**WHAT YOU WILL DO**
Please count the lines below that contain the word "this", and reply with that number alone.

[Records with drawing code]
^^^^

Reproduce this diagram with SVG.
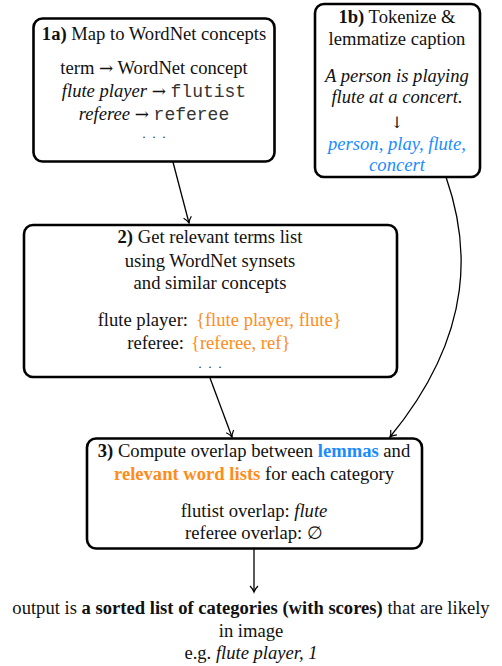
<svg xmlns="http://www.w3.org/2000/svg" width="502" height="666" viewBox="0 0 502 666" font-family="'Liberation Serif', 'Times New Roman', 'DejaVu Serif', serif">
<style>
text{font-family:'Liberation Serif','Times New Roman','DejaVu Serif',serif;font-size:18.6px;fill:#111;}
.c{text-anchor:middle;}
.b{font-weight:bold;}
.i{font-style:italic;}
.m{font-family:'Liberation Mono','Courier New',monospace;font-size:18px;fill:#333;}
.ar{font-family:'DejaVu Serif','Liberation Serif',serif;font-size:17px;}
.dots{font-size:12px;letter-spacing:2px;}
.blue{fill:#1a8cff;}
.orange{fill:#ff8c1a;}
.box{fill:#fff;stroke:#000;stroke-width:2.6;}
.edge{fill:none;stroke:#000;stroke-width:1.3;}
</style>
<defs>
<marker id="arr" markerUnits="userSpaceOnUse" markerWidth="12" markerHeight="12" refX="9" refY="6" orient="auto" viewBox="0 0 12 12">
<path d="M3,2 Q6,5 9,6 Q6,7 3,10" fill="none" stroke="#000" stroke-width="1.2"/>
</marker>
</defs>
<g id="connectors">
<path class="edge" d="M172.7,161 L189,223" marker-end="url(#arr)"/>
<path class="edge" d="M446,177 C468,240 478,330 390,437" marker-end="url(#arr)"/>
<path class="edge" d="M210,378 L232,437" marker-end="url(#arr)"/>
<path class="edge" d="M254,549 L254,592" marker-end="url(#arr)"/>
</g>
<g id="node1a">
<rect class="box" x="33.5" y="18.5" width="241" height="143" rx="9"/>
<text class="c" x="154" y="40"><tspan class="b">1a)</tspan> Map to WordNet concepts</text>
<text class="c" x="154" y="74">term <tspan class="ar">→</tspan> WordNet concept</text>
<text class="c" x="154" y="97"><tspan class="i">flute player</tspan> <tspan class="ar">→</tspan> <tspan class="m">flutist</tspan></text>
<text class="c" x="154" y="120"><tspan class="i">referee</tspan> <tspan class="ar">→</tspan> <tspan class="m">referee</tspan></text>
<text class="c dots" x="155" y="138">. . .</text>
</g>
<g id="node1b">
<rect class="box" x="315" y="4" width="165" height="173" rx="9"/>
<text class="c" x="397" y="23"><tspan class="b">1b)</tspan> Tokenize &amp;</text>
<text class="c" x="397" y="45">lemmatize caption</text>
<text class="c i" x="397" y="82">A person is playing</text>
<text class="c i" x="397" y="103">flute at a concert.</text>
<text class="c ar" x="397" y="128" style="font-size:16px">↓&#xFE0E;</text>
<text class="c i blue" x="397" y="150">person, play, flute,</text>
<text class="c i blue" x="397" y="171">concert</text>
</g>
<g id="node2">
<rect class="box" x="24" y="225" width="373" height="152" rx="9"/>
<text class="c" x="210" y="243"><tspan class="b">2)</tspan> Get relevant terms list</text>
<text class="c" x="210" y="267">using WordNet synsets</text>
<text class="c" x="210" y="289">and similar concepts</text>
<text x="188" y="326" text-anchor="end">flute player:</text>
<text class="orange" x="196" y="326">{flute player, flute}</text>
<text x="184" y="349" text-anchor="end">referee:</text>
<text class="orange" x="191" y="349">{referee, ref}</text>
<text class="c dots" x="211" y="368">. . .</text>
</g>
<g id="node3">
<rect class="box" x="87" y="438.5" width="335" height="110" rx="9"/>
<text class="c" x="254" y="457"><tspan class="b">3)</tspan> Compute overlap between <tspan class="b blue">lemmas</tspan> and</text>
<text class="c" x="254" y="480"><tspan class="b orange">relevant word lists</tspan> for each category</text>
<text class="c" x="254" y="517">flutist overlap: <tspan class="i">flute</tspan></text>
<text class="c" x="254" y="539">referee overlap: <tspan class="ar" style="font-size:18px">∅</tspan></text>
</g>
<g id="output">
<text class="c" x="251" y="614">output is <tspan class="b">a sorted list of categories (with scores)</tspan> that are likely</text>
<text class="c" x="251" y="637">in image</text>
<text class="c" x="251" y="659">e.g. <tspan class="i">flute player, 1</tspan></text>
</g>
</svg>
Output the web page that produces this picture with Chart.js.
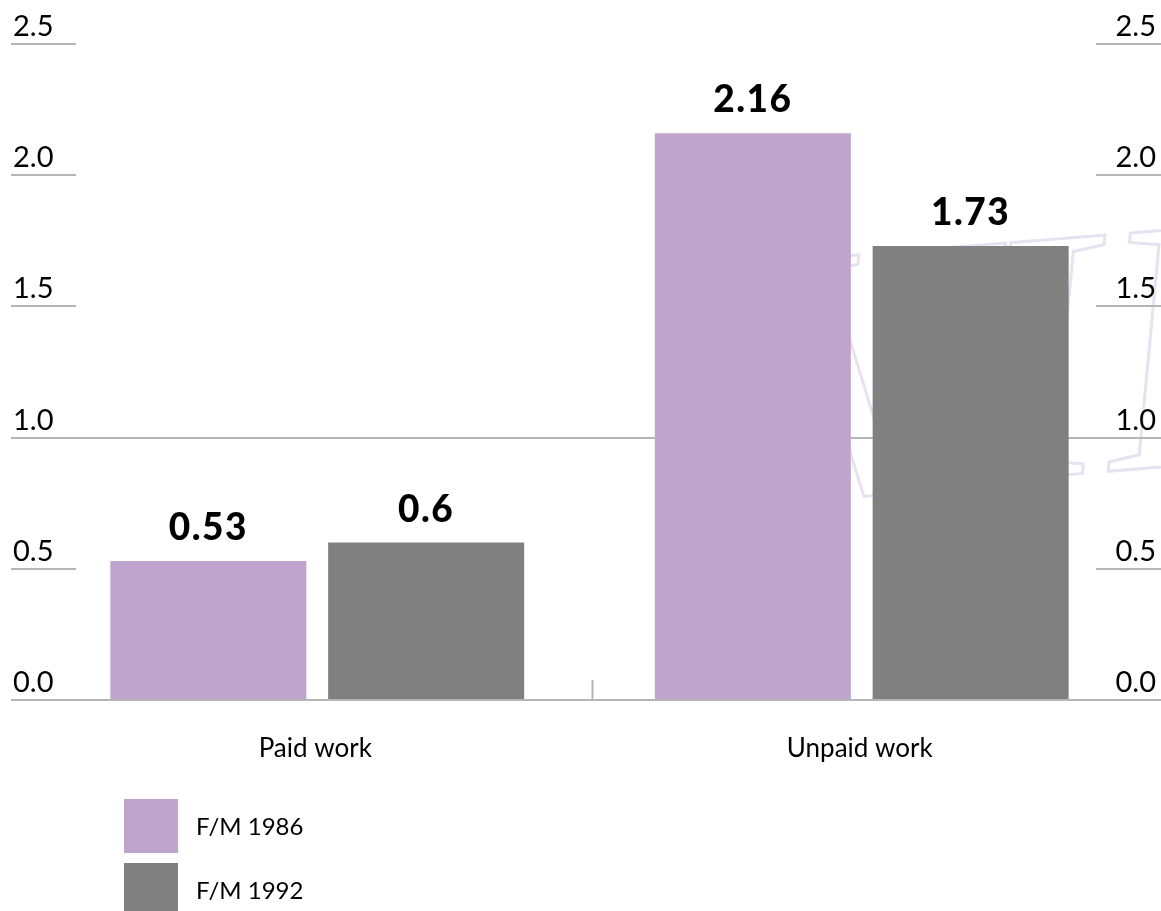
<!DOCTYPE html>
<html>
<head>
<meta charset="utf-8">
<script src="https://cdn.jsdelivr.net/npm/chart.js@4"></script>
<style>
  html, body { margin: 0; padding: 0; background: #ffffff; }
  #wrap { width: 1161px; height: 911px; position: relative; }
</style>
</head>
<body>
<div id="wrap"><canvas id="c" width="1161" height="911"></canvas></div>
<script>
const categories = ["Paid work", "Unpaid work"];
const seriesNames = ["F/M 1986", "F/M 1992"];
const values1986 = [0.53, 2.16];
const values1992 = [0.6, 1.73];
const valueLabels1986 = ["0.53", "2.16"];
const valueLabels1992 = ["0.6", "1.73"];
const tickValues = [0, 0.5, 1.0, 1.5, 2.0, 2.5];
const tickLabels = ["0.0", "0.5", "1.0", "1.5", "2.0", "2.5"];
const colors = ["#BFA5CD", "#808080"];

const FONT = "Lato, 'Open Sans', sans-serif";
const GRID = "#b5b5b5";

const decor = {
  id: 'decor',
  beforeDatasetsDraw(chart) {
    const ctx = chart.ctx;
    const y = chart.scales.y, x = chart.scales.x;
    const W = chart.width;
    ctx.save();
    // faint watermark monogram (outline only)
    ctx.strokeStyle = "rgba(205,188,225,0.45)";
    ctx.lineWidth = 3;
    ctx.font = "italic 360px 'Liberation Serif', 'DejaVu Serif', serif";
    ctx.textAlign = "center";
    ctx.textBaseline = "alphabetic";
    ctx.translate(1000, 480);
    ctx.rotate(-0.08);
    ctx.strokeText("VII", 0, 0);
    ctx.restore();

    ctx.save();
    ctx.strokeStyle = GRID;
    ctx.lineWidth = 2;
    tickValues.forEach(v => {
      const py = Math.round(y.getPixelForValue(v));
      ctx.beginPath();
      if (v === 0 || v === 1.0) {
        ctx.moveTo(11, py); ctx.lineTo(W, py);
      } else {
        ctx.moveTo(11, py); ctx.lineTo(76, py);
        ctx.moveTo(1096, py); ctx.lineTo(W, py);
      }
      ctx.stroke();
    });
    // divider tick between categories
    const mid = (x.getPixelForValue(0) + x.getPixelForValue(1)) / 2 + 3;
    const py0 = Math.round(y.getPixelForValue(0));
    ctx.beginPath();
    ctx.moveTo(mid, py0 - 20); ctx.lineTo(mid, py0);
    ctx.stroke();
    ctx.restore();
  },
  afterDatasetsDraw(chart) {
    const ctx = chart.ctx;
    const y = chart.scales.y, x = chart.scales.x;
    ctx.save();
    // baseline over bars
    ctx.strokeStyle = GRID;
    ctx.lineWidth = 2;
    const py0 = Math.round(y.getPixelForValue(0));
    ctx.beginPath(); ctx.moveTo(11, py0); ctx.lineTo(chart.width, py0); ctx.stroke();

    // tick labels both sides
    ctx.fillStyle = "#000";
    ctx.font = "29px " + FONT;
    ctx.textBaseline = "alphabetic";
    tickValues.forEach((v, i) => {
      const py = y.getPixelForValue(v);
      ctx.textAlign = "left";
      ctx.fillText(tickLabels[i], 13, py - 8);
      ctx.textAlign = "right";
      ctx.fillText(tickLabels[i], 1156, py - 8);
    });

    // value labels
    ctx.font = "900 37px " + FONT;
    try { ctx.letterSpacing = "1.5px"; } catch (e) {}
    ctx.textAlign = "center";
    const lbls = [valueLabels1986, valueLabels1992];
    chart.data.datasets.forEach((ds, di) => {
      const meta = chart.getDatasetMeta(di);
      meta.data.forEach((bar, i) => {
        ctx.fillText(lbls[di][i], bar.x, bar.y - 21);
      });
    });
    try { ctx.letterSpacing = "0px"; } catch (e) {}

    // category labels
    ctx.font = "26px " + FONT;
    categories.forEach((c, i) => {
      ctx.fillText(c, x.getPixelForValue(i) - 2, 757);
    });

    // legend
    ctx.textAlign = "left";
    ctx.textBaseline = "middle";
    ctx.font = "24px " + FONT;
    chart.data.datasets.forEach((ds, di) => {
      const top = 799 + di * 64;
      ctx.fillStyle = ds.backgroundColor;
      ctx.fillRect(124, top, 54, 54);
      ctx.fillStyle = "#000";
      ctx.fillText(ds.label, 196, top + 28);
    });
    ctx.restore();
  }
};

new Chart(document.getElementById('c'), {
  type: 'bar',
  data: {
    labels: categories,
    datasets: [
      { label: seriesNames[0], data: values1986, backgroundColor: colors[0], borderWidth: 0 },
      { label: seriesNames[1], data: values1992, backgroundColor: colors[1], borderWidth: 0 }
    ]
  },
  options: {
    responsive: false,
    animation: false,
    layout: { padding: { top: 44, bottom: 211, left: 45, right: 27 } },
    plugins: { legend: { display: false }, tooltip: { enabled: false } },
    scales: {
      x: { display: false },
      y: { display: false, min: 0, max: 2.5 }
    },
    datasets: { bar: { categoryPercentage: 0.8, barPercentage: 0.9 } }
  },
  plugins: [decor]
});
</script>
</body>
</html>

^^^^

**FINAL RESULT**
2